The Key Attributes of Effective Resolution Regimes are the result of work undertaken by the FSB jointly with its members including the IMF, World Bank and the standard-setting bodies.
And earlier draft was subject to a public consultation in July and August of this year. Responses to that consultation strongly supported the resolution powers and framework proposed by the FSB (see Overview of Responses to the Public Consultation), and resulted in some technical improvements to the standard.
The G20 and the FSB are calling on countries to undertake the reforms necessary to implement this standard. Implementation will require legislative changes, significantly stepped up cooperation amongst authorities across borders and reviews by firms and competent authorities of G-SIFI business structures and operations to improve recovery and resolution planning.
Mario Draghi, Chairman of the FSB said: “The big lesson of the crisis is that the world needs a way of resolving any financial institution – no matter what size – if it gets into trouble. The FSB Key Attributes are a breakthrough. They represent a very significant step towards achieving this international policy goal of making too-big-to-fail a thing of the past. Once incorporated into laws, they will provide national authorities with the necessary powers to act swiftly and decisively to carry out an orderly resolution of a failing SIFI. Using those tools, authorities need to re-energize resolvability assessments and planning to address the obstacles to resolution that size and complexity have posed.”
Paul Tucker, Deputy Governor of the Bank of England and Chairman of the Resolution Steering Group that developed the Key Attributes, added that “together with the additional loss absorbency for globally systemic banks, the Key Attributes will help to produce a more disciplined and resilient financial system where taxpayers no longer bear the costs of banking failures. The role of bondholders in monitoring banking risks is vital.”

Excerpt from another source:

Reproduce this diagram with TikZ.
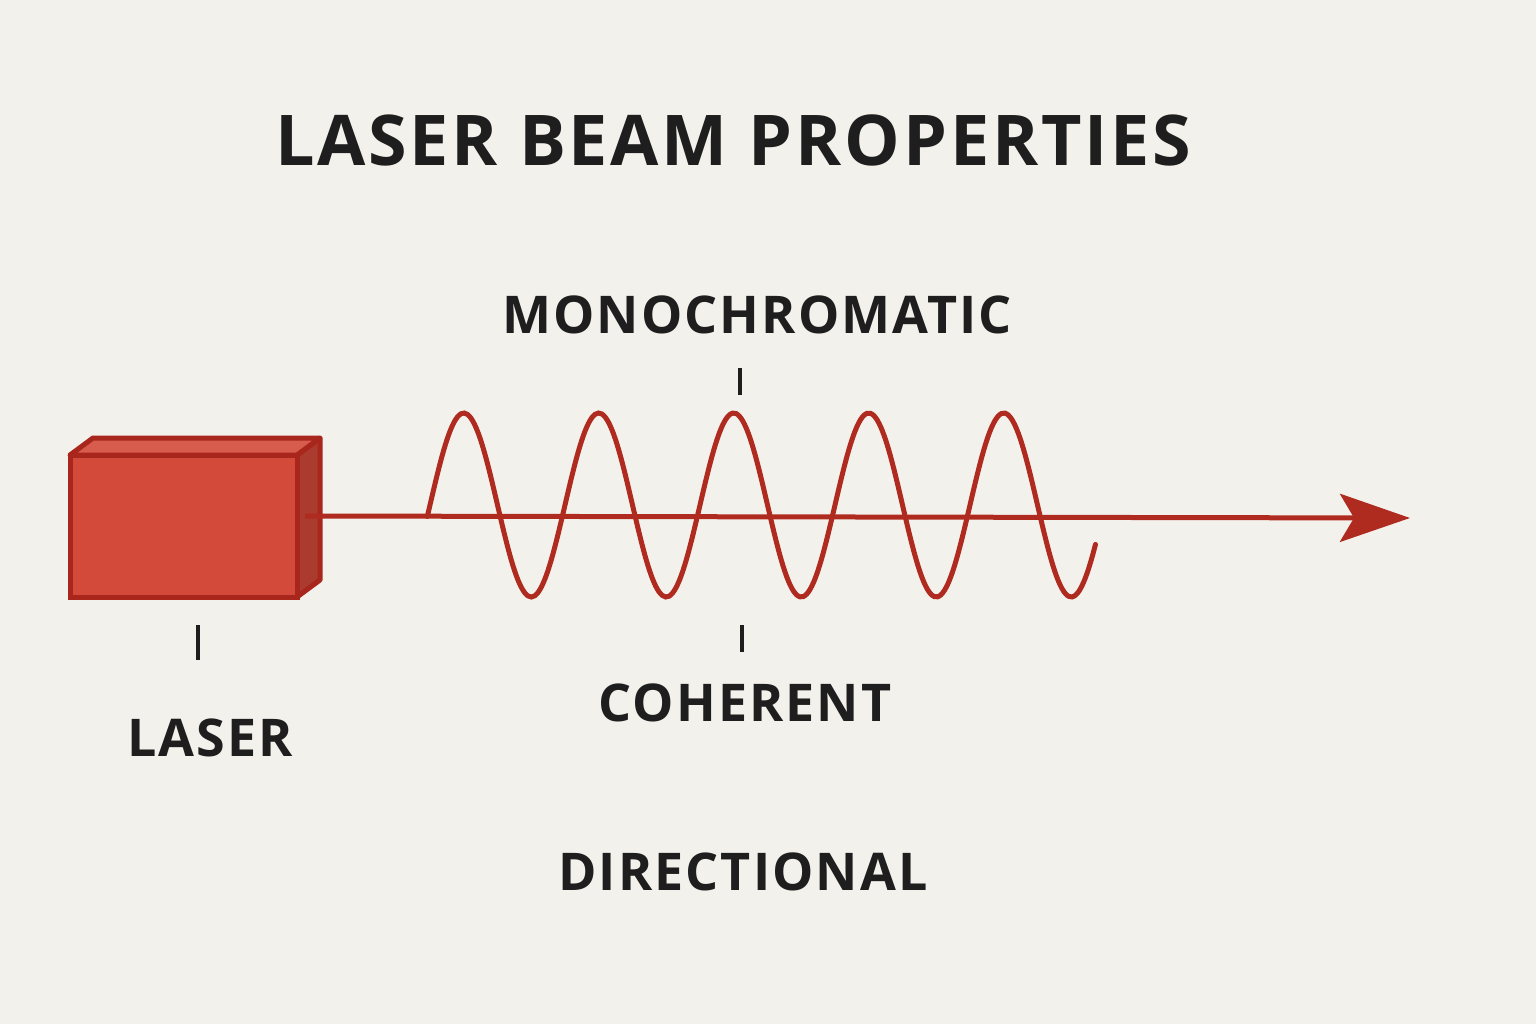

The FSB will initiate an iterative process of peer reviews of its member jurisdictions to assess implementation of the Key Attributes beginning in 2012 and extending into 2013. For the initial group of 29 G-SIFIs authorities will have to meet the resolution planning requirements by end-2012. An FSB Peer Review Council will review the consistent implementation of the G-SIFI requirements.
The FSB, working with the IMF, the World Bank and sectoral standard setters, will develop an assessment methodology that provides greater technical detail on how the specific systemic risks of particular kinds of institution should be managed in resolution and that can be used to assess implementation.
Notes to editors
At the Seoul Summit on 11-12 November 2010, the G20 Leaders endorsed the FSB policy framework for reducing the moral hazard of SIFIs. That FSB framework called for action in
- improvements to resolution regimes so that any financial institution, whatever its size and complexity, can be resolved without disruption to the financial system and without taxpayer solvency support;
- a requirement that SIFIs and, in particular G-SIFIs, have additional loss absorption capacity beyond the Basel III standards to reflect the greater risks that these institutions pose;
- more intensive supervisory oversight for financial institutions which may pose systemic risk;
- stronger standards for core financial market infrastructure to reduce contagion risks from the failure of individual institutions;
- peer reviews by an FSB Peer Review Council of the effectiveness and consistency of national policy measures for G-SIFIs.
The Key Attributes deliver the policy framework in the first area. They complement other elements of that package: the requirement that G-SIFIs should hold additional loss absorption capacity and measures to enhance the intensity and effectiveness of supervision.
The FSB has been established to coordinate at the international level the work of national financial authorities and international standard setting bodies and to develop and promote the implementation of effective regulatory, supervisory and other financial sector policies in the interest of financial stability. It brings together national authorities responsible for financial
stability in 24 countries and jurisdictions, international financial institutions, sector-specific international groupings of regulators and supervisors, and committees of central bank
The FSB’s Secretariat is located in Basel, Switzerland, and hosted by the Bank for International Settlements.